Day 291: Grateful for potatoes

Day 291:

Lest I seem like I don’t appreciate the lowly potato with my complaints about the lack of leafy greens here, I thought I’d take a moment to talk about potatoes and mines.

Cook used to tell us that way back during the Alaskan Gold Rush, before we’d left Earth, people would trade gold for potatoes because potatoes had vitamin C and prevented scurvy, and gold did not. I don’t know that vitamin C is an issue for me necessarily, but I’m glad to have potatoes just in case. I mean, I’ve been here long enough that I’m sure something I’m not eating anymore is causing a problem.

But there’s a better reason to eat potatoes than just to prevent all your bits from falling off (which I think is what scurvy did?). See, mines are cold, and dank, and damp, and if you don’t do something to keep warm, soon you’re cold and dank and damp too. Even if you are working constantly, because if you’re working constantly, you’re sweating, and sweating in a cold humid environment just makes you cold and humid.

But baking potatoes is easy: start fire, throw in potato, remove before scorched. And back at my cave where I have actual furnaces and tongs, baked potatoes are really easy to make. Baked potatoes are like hot rocks. They’re relatively large, they’re solid, and they hold heat a really really long time. When they start to cool down, you eat them.

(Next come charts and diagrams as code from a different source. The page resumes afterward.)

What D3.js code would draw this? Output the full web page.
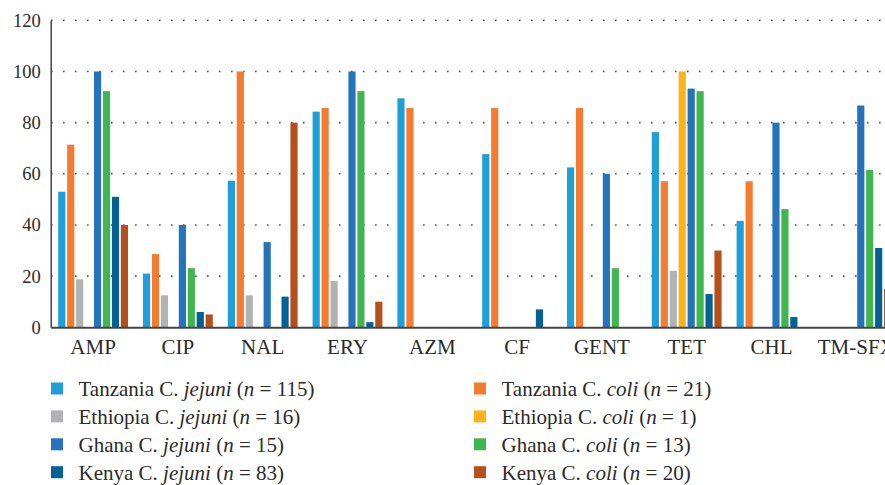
<!DOCTYPE html>
<html>
<head>
<meta charset="utf-8">
<script src="https://cdn.jsdelivr.net/npm/d3@7"></script>
<style>
  body { margin: 0; background: #fff; }
</style>
</head>
<body>
<div id="chart"></div>
<script>
var svgWidth = 885;
var svgHeight = 485;
var serif = '"Liberation Serif"';

// antibiotics along the x axis
var categories = ["AMP", "CIP", "NAL", "ERY", "AZM", "CF", "GENT", "TET", "CHL", "TM-SFX"];
var yTicks = [0, 20, 40, 60, 80, 100, 120];

// % resistant, one array per series, same order as categories
var tanzaniaJejuni = [53, 21, 57.3, 84.3, 89.5, 67.7, 62.5, 76.3, 41.6, 0];
var tanzaniaColi   = [71.4, 28.6, 100, 85.7, 85.7, 85.7, 85.7, 57.1, 57.1, 0];
var ethiopiaJejuni = [18.75, 12.5, 12.5, 18.1, 0, 0, 0, 22.1, 0, 0];
var ethiopiaColi   = [0, 0, 0, 0, 0, 0, 0, 100, 0, 0];
var ghanaJejuni    = [100, 40, 33.3, 100, 0, 0, 60, 93.3, 80, 86.7];
var ghanaColi      = [92.3, 23.1, 0, 92.3, 0, 0, 23.1, 92.3, 46.2, 61.5];
var kenyaJejuni    = [51, 6, 12, 2, 0, 7, 0, 13, 4, 31];
var kenyaColi      = [40, 5, 80, 10, 0, 0, 0, 30, 0, 15];

var seriesNames = ["Tanzania", "Tanzania", "Ethiopia", "Ethiopia", "Ghana", "Ghana", "Kenya", "Kenya"];
var seriesSpecies = ["jejuni", "coli", "jejuni", "coli", "jejuni", "coli", "jejuni", "coli"];
var seriesN = [115, 21, 16, 1, 15, 13, 83, 20];
var seriesColors = ["#1f9fd9", "#f47b30", "#b1b2b5", "#fcb31b", "#2473bb", "#41b650", "#036196", "#b54f1b"];
var seriesValues = [tanzaniaJejuni, tanzaniaColi, ethiopiaJejuni, ethiopiaColi,
  ghanaJejuni, ghanaColi, kenyaJejuni, kenyaColi];

var svg = d3.select("#chart")
  .append("svg")
  .attr("width", svgWidth)
  .attr("height", svgHeight)
  .style("font-family", serif);

var x0 = d3.scaleBand()
  .domain(categories)
  .range([50.7, 898.7])
  .padding(0);

var x1 = d3.scaleBand()
  .domain(d3.range(seriesValues.length))
  .range([7.5, 77.3])
  .paddingInner(0.2);

var y = d3.scaleLinear()
  .domain([0, 120])
  .range([327.3, 20.3]);

// dotted grid lines
svg.append("g")
  .selectAll("line")
  .data(yTicks.slice(1))
  .join("line")
  .attr("x1", 51)
  .attr("x2", svgWidth)
  .attr("y1", d => y(d))
  .attr("y2", d => y(d))
  .attr("stroke", "#555")
  .attr("stroke-width", 1.6)
  .attr("stroke-dasharray", "1.6 10.4");

// y tick labels
var leftAxis = d3.axisLeft(y).tickValues(yTicks).tickSize(0).tickPadding(10);
var yAxis = svg.append("g")
  .attr("transform", "translate(50.7,0)")
  .call(leftAxis)
  .attr("font-family", null);
yAxis.select(".domain").attr("stroke", "#444").attr("stroke-width", 1.5);
yAxis.selectAll("text")
  .style("font-family", serif)
  .style("font-size", "18.5px")
  .attr("fill", "#2b2b2b");

// bars
var groups = svg.append("g")
  .selectAll("g")
  .data(categories)
  .join("g")
  .attr("transform", d => `translate(${x0(d)},0)`);

groups.selectAll("rect")
  .data((d, i) => seriesValues.map((vals, s) => ({ s: s, v: vals[i] })))
  .join("rect")
  .filter(d => d.v > 0)
  .attr("x", d => x1(d.s))
  .attr("y", d => y(d.v))
  .attr("width", x1.bandwidth())
  .attr("height", d => y(0) - y(d.v))
  .attr("fill", d => seriesColors[d.s]);

// x axis
var bottomAxis = d3.axisBottom(x0).tickSize(0).tickPadding(12);
var xAxis = svg.append("g")
  .attr("transform", `translate(0,${y(0)})`)
  .call(bottomAxis)
  .attr("font-family", null);
xAxis.select(".domain").attr("stroke", "#444").attr("stroke-width", 2);
xAxis.selectAll("text")
  .style("font-family", serif)
  .style("font-size", "21px")
  .attr("fill", "#2b2b2b");

// legend: jejuni on the left, coli on the right
var legend = svg.append("g")
  .selectAll("g")
  .data(d3.range(seriesValues.length))
  .join("g")
  .attr("transform", s => `translate(${s % 2 === 0 ? 51 : 474},${382.5 + Math.floor(s / 2) * 27.9})`);

legend.append("rect")
  .attr("width", 12)
  .attr("height", 12)
  .attr("fill", s => seriesColors[s]);

var label = legend.append("text")
  .attr("x", 27.5)
  .attr("y", 13.5)
  .attr("fill", "#2b2b2b")
  .style("font-family", serif)
  .style("font-size", "21px");
label.append("tspan").text(s => seriesNames[s] + " C. ");
label.append("tspan").style("font-style", "italic").text(s => seriesSpecies[s]);
label.append("tspan").text(" (");
label.append("tspan").style("font-style", "italic").text("n");
label.append("tspan").text(s => " = " + seriesN[s] + ")");
</script>
</body>
</html>
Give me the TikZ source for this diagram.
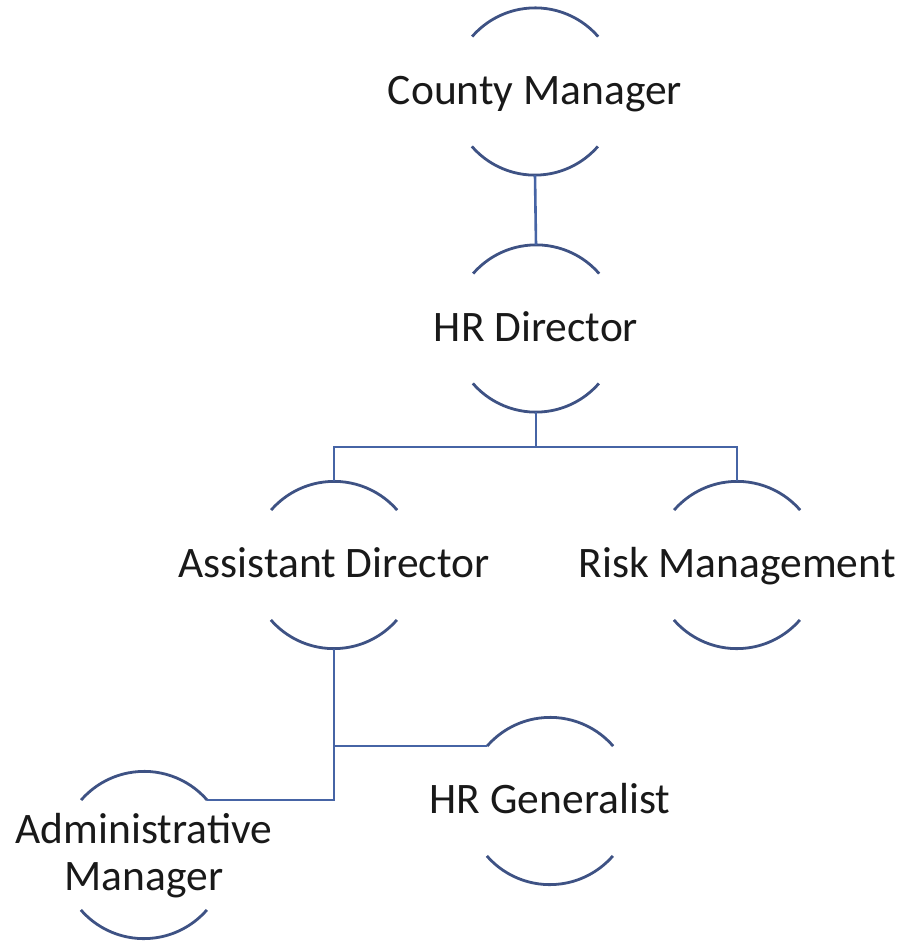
\documentclass[tikz,border=0pt]{standalone}
\usepackage{fontspec}
\setmainfont{Carlito}
\definecolor{arcblue}{RGB}{62,82,132}
\definecolor{lineblue}{RGB}{70,100,165}
\begin{document}
\begin{tikzpicture}[x=1pt,y=-1pt,
  ring/.style={circle,minimum size=167pt,inner sep=0pt,draw=none},
  lbl/.style={font=\fontsize{43.5}{47}\selectfont,inner sep=0pt,anchor=base,text=black!90},
  arcline/.style={draw=arcblue,line width=2.8pt},
  conn/.style={draw=lineblue,line width=2.6pt}]
\useasboundingbox (0,0) rectangle (906,943);
% ring placeholders
\node[ring] (cm)  at (535,91.5) {};
\node[ring] (hrd) at (536,328.5) {};
\node[ring] (ad)  at (334,565) {};
\node[ring] (rm)  at (737,565) {};
\node[ring] (hrg) at (550,801) {};
\node[ring] (am)  at (144,855) {};
% arcs
\foreach \n in {cm,hrd,ad,rm,hrg,am}{
  \draw[arcline] (\n.41) arc[start angle=41,end angle=139,radius=83.5pt];
  \draw[arcline] (\n.221) arc[start angle=221,end angle=319,radius=83.5pt];
}
% labels
\node[lbl] (cmt)  at ([yshift=-12.5pt]cm.center)  {County Manager};
\node[lbl] (hrdt) at ([yshift=-12.5pt]hrd.center) {HR Director};
\node[lbl] (adt)  at ([yshift=-12.5pt]ad.center)  {Assistant Director};
\node[lbl] (rmt)  at ([yshift=-12.5pt]rm.center)  {Risk Management};
\node[lbl] (hrgt) at ([yshift=-12pt]hrg.center) {HR Generalist};
\node[lbl,anchor=center,align=center] (amt) at ([yshift=-1pt]am.center) {Administrative\\Manager};
% connectors
\coordinate (bar) at (536,447);
\draw[conn] (cm.south) -- (hrd.north);
\draw[conn] (hrd.south) -- (bar);
\draw[conn] (ad.north) -- (ad.north |- bar) -- (rm.north |- bar) -- (rm.north);
\draw[conn] (ad.south) -- (ad.south |- am.41) -- (am.41);
\draw[conn] (ad.south |- hrg.139) -- (hrg.139);
\end{tikzpicture}
\end{document}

When I get up in the morning I toss a couple of potatoes into the furnace before I leave. Then i store them in my pockets.. Throughout the day I eat the potatoes (and some meat) and by the end of the day I’m tired and out of potatoes, but still warm.

So although most of my meals consist of ducken prepared in various ways, the food that keeps me warm and nourished while I’m out mining is potatoes.

3 Replies to “Day 291: Grateful for potatoes”

  1. …that helps explain Cornish pasties, too. Little packets of warm food that’ll still be warm six hours later.